The big disadvantage to this system is that it makes it easier to pirate software. But hey, let's be realistic. Hackers and pirates don't care. If you put some protection program in your app, they will find a way to break it. In some cases, upstanding citizens will look for hacks. Especially if they have to go through the twenty page registration process each and every time they click on the app. They will immediately go to Google and look up how to hack a way around such an annoyance. (Or so I hear.)
I think the best way around all that is an app store. I have Intel AppUp. I used it to get Angry Birds up and running. I just registered once and that was it. I can download what I want and uninstall at will. If someone tries to pirate the app by uploading the file folder to a file sharing site, it won't work.
However (didn't see that coming, now did you?) that is an app store's biggest weakness as well. If you can't get the app to work after transferring the file folder, how do you back it up? And no, you can't depend on being able to re-download it. After having installed Win 7, I tried to install Bejeweled 2 that I had downloaded from Popcap. I couldn't play the game because Popcap had lost all my registration information. What if that happens to your copy of Photoshop?

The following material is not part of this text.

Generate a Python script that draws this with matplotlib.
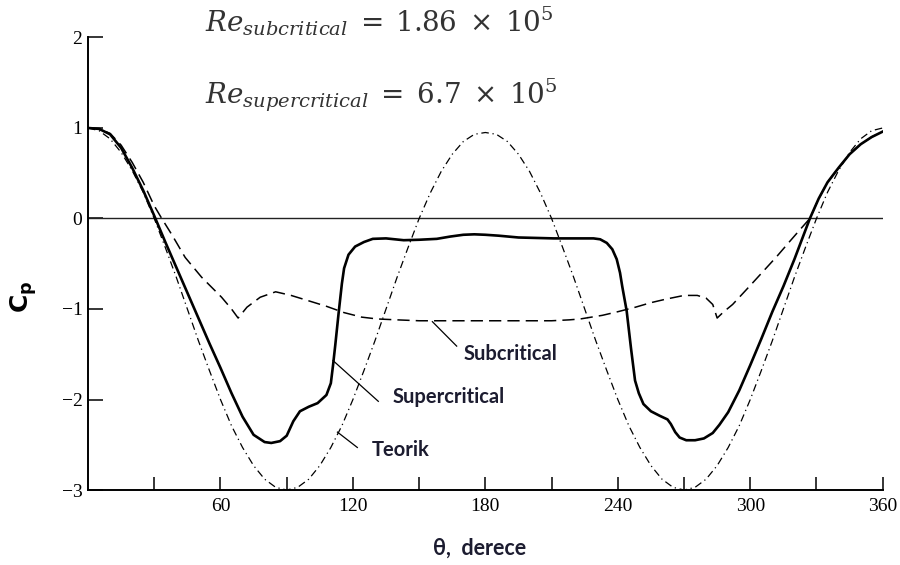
import matplotlib
matplotlib.use('Agg')
import matplotlib.pyplot as plt

# supercritical (solid)
sup_theta = [0, 5, 10, 15, 20, 25, 30, 35, 40, 45, 50, 55, 60, 65, 70, 75, 80, 83, 87, 90,
             93, 96, 100, 104, 108, 110, 111, 112, 113.5, 115, 116, 118, 121, 125, 129, 135,
             143, 150, 158, 164, 170, 175, 180, 186, 195, 203, 211, 220, 229, 232, 235, 237.5,
             239.5, 241, 242, 244, 246, 247.8, 249.5, 251.6, 255, 259, 262.5, 264, 266, 268,
             271, 275, 279, 283, 286, 290, 295, 300, 305, 310, 315, 320, 327, 331, 335, 340,
             345, 350, 355, 360]
sup_cp = [1.0, 0.99, 0.93, 0.78, 0.56, 0.31, 0.03, -0.26, -0.54, -0.82, -1.1, -1.38, -1.65,
          -1.93, -2.19, -2.39, -2.47, -2.48, -2.46, -2.40, -2.24, -2.13, -2.08, -2.04, -1.95,
          -1.82, -1.62, -1.40, -1.05, -0.72, -0.55, -0.40, -0.31, -0.26, -0.225, -0.22, -0.24,
          -0.235, -0.225, -0.2, -0.18, -0.175, -0.18, -0.19, -0.21, -0.215, -0.22, -0.22, -0.22,
          -0.23, -0.27, -0.34, -0.45, -0.60, -0.75, -1.02, -1.44, -1.79, -1.93, -2.05, -2.13,
          -2.18, -2.22, -2.27, -2.36, -2.42, -2.45, -2.45, -2.43, -2.37, -2.28, -2.14, -1.90,
          -1.62, -1.33, -1.03, -0.75, -0.45, 0.0, 0.22, 0.40, 0.56, 0.71, 0.82, 0.90, 0.96]

# subcritical (dashed)
sub_theta = [0, 5, 10, 15, 20, 25, 30, 33.4, 38, 44, 51.5, 60.5, 65, 68, 72, 78, 85, 92, 100,
             108, 116, 124, 131, 140, 150, 160, 170, 180, 190, 200, 210, 218, 223, 233, 240,
             248, 255, 262, 270, 276, 280, 283, 285, 288, 292, 300, 306, 312, 318, 323, 327,
             331, 335, 340, 345, 350, 355, 360]
sub_cp = [1.0, 0.99, 0.94, 0.81, 0.62, 0.40, 0.14, 0.0, -0.18, -0.43, -0.65, -0.87, -1.0,
          -1.10, -0.98, -0.87, -0.81, -0.85, -0.91, -0.97, -1.04, -1.09, -1.11, -1.12, -1.13,
          -1.13, -1.13, -1.13, -1.13, -1.13, -1.13, -1.12, -1.11, -1.07, -1.03, -0.98, -0.93,
          -0.89, -0.85, -0.85, -0.88, -0.95, -1.10, -1.03, -0.95, -0.74, -0.58, -0.42, -0.25,
          -0.11, 0.0, 0.22, 0.40, 0.56, 0.71, 0.82, 0.90, 0.96]

# teorik (dash-dot), 0..180, the other half is its mirror
teo_half = [1.0, 0.97, 0.88, 0.73, 0.53, 0.29, 0.0, -0.32, -0.65, -1.0, -1.35, -1.68, -2.0,
            -2.29, -2.53, -2.73, -2.88, -2.97, -3.0, -2.97, -2.88, -2.73, -2.53, -2.29, -2.0,
            -1.68, -1.35, -1.0, -0.65, -0.32, 0.0, 0.28, 0.52, 0.71, 0.85, 0.93, 0.95]
teo_cp = teo_half + teo_half[-2::-1]
teo_theta = [5 * i for i in range(len(teo_cp))]

xtick_pos = list(range(30, 361, 30))
xtick_lab = ['' if t % 60 else str(t) for t in xtick_pos]
ytick_pos = [-3, -2, -1, 0, 1, 2]
ytick_lab = ['\u22123', '\u22122', '\u22121', '0', '1', '2']

fig = plt.figure(figsize=(9, 5.65), dpi=100)
ax = fig.add_axes([0.0978, 0.1327, 0.883, 0.801])

ax.axhline(0, color='#222222', lw=1.0)
ax.plot(teo_theta, teo_cp, color='black', lw=0.9, dashes=(6, 3, 1, 3))
ax.plot(sub_theta, sub_cp, color='black', lw=1.1, dashes=(8, 4))
ax.plot(sup_theta, sup_cp, color='black', lw=1.9)

ax.set_xlim(0, 360)
ax.set_ylim(-3, 2)
for s in ['top', 'right']:
    ax.spines[s].set_visible(False)
for s in ['left', 'bottom']:
    ax.spines[s].set_linewidth(1.4)
ax.set_xticks(xtick_pos)
ax.set_xticklabels(xtick_lab, family='Liberation Serif', fontsize=14)
ax.set_yticks(ytick_pos)
ax.set_yticklabels(ytick_lab, family='Liberation Serif', fontsize=14)
ax.tick_params(axis='x', direction='in', length=9.5, width=1.1, pad=6)
ax.tick_params(axis='y', direction='in', length=11, width=1.1, pad=4)

# leader lines and labels
tc = '#1c1c30'
lab_font = dict(family='Lato', weight='bold', fontsize=14.5, color=tc, va='center', ha='left')
ax.plot([156, 167], [-1.14, -1.41], color='black', lw=0.9)
ax.text(170, -1.5, 'Subcritical', **lab_font)
ax.plot([111, 131.5], [-1.57, -2.02], color='black', lw=0.9)
ax.text(138, -1.97, 'Supercritical', **lab_font)
ax.plot([113, 122], [-2.36, -2.53], color='black', lw=0.9)
ax.text(128.5, -2.56, 'Teorik', **lab_font)

fig.text(205 / 900, 1 - 32 / 565, r'$Re_{subcritical}\;=\;1.86\;\times\;10^{5}$',
         fontsize=20, color='#333333', va='baseline', ha='left', math_fontfamily='dejavuserif')
fig.text(205 / 900, 1 - 103 / 565, r'$Re_{supercritical}\;=\;6.7\;\times\;10^{5}$',
         fontsize=20, color='#333333', va='baseline', ha='left', math_fontfamily='dejavuserif')

fig.text(24 / 900, 1 - 297 / 565, r'$\mathbf{C_p}$', rotation=90, fontsize=18,
         va='center', ha='center', color='black', math_fontfamily='dejavusans')
fig.text(480 / 900, 1 - 548 / 565, '\u03b8,  derece', family='Lato', weight='bold',
         fontsize=15.5, va='center', ha='center', color=tc)

fig.savefig('out.png', dpi=100)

Windows has always had some basic free apps, but some improvement are needed. How about spell check in Word Pad? Or a better GIF filter in MS Paint? Layers, fades, and gradient fills? Just fix the damn transparency bugs.
The one thing that Microsoft should do that they are talking about not doing is an extended public beta testing. With Win 7 MS did what they hadn't done before: get feedback from the everyday user. Granted, up until a few years ago, MS would have had to mail out beta version of software. Only those that had the Technet subscription service could get betas. Just too expensive to mail out to a million people at once. Now that most have high speed internet, it can now be cost effective. Now MS can hear about and fix that MP3 bug before thousands of copies are sold in stores and installed on OEM computers.
If Microsoft had done a public beta test on Vista, there probably never would have been Windows 7.